A formal declaration of financial exigency would allow the colleges and universities to fire anyone without much notice, regardless of contractual obligations. That includes tenured faculty.
"They could basically get rid of people more quickly than they could without a declaration of exigency," said Gregory Brown, a history professor at the University of Nevada, Las Vegas and president of the university’s chapter of the Nevada Faculty Alliance.
Without a declaration, it wouldn’t be that easy. For example, let’s say UNLV decides it wants to eliminate its College of Engineering because it’s really expensive to run. Because of contracts, the university would be required to give a year’s notice to those employees who have been with the university for more than three years. That would mean most of the savings wouldn’t be immediate.
And what’s more, tenured faculty can’t be fired for any reason other than poor performance — unless there’s a declaration of financial exigency. That’s just the way higher education works.
That’s why Klaich said he and the Board of Regents are seriously considering financial exigency as an option. It would allow immediate savings on a vastly larger scale than not declaring it would.
But, as always, it’s not that simple.
A financial exigency declaration could also have terrible, long-lasting consequences.
A declaration could ruin the reputations of both universities and the research institute. It would be difficult to recruit top research professors after a declaration because they might not want to risk working there.
Without top faculty, research grants could drop dramatically. Grants and contracts brought in nearly $300 million to the three institutions last year.
A declaration could also damage the system’s bond rating. That’s similar to your credit rating. Damaging that could mean higher interest rates for the institutions, which would mean more money down the drain.
It could also open the system up to legal liabilities. In other words, fired workers could sue. Exigency is a very little used tool. It’s not well defined either in statute or in case law. Someone who is fired under what they believe were unjust terms could sue the system or the university, piling up legal fees for years. They might even win.

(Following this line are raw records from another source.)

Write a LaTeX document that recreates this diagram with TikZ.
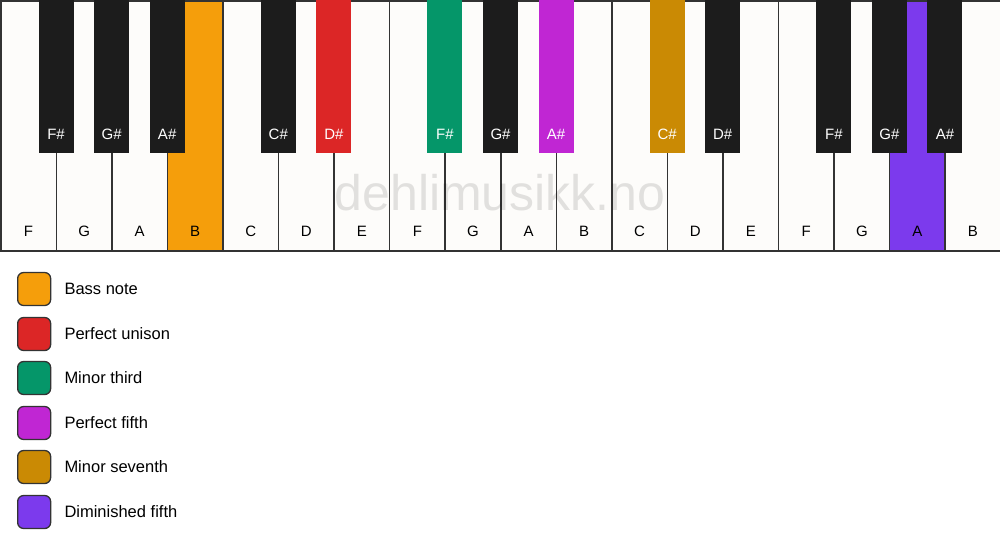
\documentclass[tikz,border=0pt]{standalone}
\usepackage{fontspec}
\setmainfont{Liberation Sans}
\usepackage{tikz}
\usetikzlibrary{positioning}
\definecolor{keywhite}{HTML}{FDFCFA}
\definecolor{keyblack}{HTML}{1C1C1C}
\definecolor{keyline}{HTML}{333333}
\definecolor{bassnote}{HTML}{F59E0B}
\definecolor{unison}{HTML}{DC2626}
\definecolor{minthird}{HTML}{059669}
\definecolor{perffifth}{HTML}{C026D3}
\definecolor{minseventh}{HTML}{CA8A04}
\definecolor{dimfifth}{HTML}{7C3AED}
\tikzset{whitekey/.style={draw=keyline, line width=1.5pt, fill=keywhite, anchor=north west, minimum width=55.56pt, minimum height=250pt, inner sep=0pt}}
\tikzset{blackkey/.style={draw=none, fill=keyblack, anchor=north, minimum width=35pt, minimum height=153pt, inner sep=0pt}}
\tikzset{wlabel/.style={font=\fontsize{15}{15}\selectfont, anchor=base, yshift=15pt, inner sep=0pt}}
\tikzset{blabel/.style={font=\fontsize{15}{15}\selectfont, text=white, anchor=base, yshift=14pt, inner sep=0pt}}
\tikzset{legendbox/.style={draw=keyline, line width=1.3pt, rounded corners=6pt, minimum width=33pt, minimum height=33pt, anchor=west, inner sep=0pt}}
\tikzset{legendtext/.style={font=\fontsize{16.5}{16.5}\selectfont, anchor=west, inner sep=0pt}}

\begin{document}
\begin{tikzpicture}[x=1pt, y=-1pt]
	\useasboundingbox (0,0) rectangle (1000,550);

	% White keys
	\node[whitekey, label={[wlabel]south:F}] (w0) at (0,0) {};
	\node[whitekey, label={[wlabel]south:G}] (w1) at (55.56,0) {};
	\node[whitekey, label={[wlabel]south:A}] (w2) at (111.11,0) {};
	\node[whitekey, fill=bassnote, label={[wlabel]south:B}] (w3) at (166.67,0) {};
	\node[whitekey, label={[wlabel]south:C}] (w4) at (222.22,0) {};
	\node[whitekey, label={[wlabel]south:D}] (w5) at (277.78,0) {};
	\node[whitekey, label={[wlabel]south:E}] (w6) at (333.33,0) {};
	\node[whitekey, label={[wlabel]south:F}] (w7) at (388.89,0) {};
	\node[whitekey, label={[wlabel]south:G}] (w8) at (444.44,0) {};
	\node[whitekey, label={[wlabel]south:A}] (w9) at (500,0) {};
	\node[whitekey, label={[wlabel]south:B}] (w10) at (555.56,0) {};
	\node[whitekey, label={[wlabel]south:C}] (w11) at (611.11,0) {};
	\node[whitekey, label={[wlabel]south:D}] (w12) at (666.67,0) {};
	\node[whitekey, label={[wlabel]south:E}] (w13) at (722.22,0) {};
	\node[whitekey, label={[wlabel]south:F}] (w14) at (777.78,0) {};
	\node[whitekey, label={[wlabel]south:G}] (w15) at (833.33,0) {};
	\node[whitekey, fill=dimfifth, label={[wlabel]south:A}] (w16) at (888.89,0) {};
	\node[whitekey, label={[wlabel]south:B}] (w17) at (944.44,0) {};

	% Black keys
	\node[blackkey, xshift=-1pt, label={[blabel]south:F\#}] (b1) at (w0.north east) {};
	\node[blackkey, xshift=-1pt, label={[blabel]south:G\#}] (b2) at (w1.north east) {};
	\node[blackkey, xshift=-1pt, label={[blabel]south:A\#}] (b3) at (w2.north east) {};
	\node[blackkey, xshift=-1pt, label={[blabel]south:C\#}] (b5) at (w4.north east) {};
	\node[blackkey, xshift=-1pt, fill=unison, label={[blabel]south:D\#}] (b6) at (w5.north east) {};
	\node[blackkey, xshift=-1pt, fill=minthird, label={[blabel]south:F\#}] (b8) at (w7.north east) {};
	\node[blackkey, xshift=-1pt, label={[blabel]south:G\#}] (b9) at (w8.north east) {};
	\node[blackkey, xshift=-1pt, fill=perffifth, label={[blabel]south:A\#}] (b10) at (w9.north east) {};
	\node[blackkey, xshift=-1pt, fill=minseventh, label={[blabel]south:C\#}] (b12) at (w11.north east) {};
	\node[blackkey, xshift=-1pt, label={[blabel]south:D\#}] (b13) at (w12.north east) {};
	\node[blackkey, xshift=-1pt, label={[blabel]south:F\#}] (b15) at (w14.north east) {};
	\node[blackkey, xshift=-1pt, label={[blabel]south:G\#}] (b16) at (w15.north east) {};
	\node[blackkey, xshift=-1pt, label={[blabel]south:A\#}] (b17) at (w16.north east) {};

	% Watermark
	\node[text=black, opacity=0.11, font=\fontsize{50}{50}\selectfont, inner sep=0pt] (mark) at (500,193) {dehlimusikk.no};

	% Legend
	\node[legendbox, fill=bassnote] (l1) at (17,289) {};
	\node[legendtext, right=13pt of l1] (t1) {Bass note};
	\node[legendbox, fill=unison] (l2) at (17,334) {};
	\node[legendtext, right=13pt of l2] (t2) {Perfect unison};
	\node[legendbox, fill=minthird] (l3) at (17,378) {};
	\node[legendtext, right=13pt of l3] (t3) {Minor third};
	\node[legendbox, fill=perffifth] (l4) at (17,423) {};
	\node[legendtext, right=13pt of l4] (t4) {Perfect fifth};
	\node[legendbox, fill=minseventh] (l5) at (17,467) {};
	\node[legendtext, right=13pt of l5] (t5) {Minor seventh};
	\node[legendbox, fill=dimfifth] (l6) at (17,512) {};
	\node[legendtext, right=13pt of l6] (t6) {Diminished fifth};

\end{tikzpicture}
\end{document}
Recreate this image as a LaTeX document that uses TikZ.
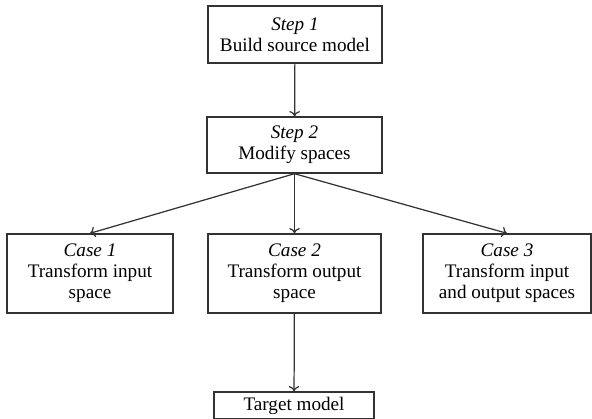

Limited forms of exigency have been used here three times, all in the 1970s, according to a review from the higher education system’s vice chancellor for academic and student affairs, Crystal Abba, that was sent to legislators on Friday.
In 1977 and 1974, the Board of Regents declared financial exigency for certain programs at the Desert Research Institute. It did it again in 1977 for a business unit at CSN. The Board considered it in 1982, and again last year, but avoided it.
Financial exigency or its equivalent is also being considered elsewhere as states grapple with budget cuts. Arizona’s higher education leaders declared a limited form of it to impose furloughs. News reports indicate that a junior college in California is considering it, as are several public school districts in Texas and Louisiana. It has also happened in a few cases elsewhere in the past.
But it appears that no major university or higher education system has declared exigency or is seriously considering it right now. Except Nevada.
And right now that’s all Nevada is doing, considering it. No cuts have passed the Legislature, and they probably won’t until June.
"We are going to fight these budget reductions tooth and nail until the final gavel comes down," Klaich said.
He said all options will be on the table if cuts do come down. Exigency, whether limited in scope or systemwide, mass firings, closing whole schools.
If schools are closed, programs are eliminated, faculty are fired en masse, and entire colleges at the universities are shut down, it is likely that thousands of college students will have nowhere to go.
They are already complaining that classes they need are full because there is no money to add more classes or hire more professors.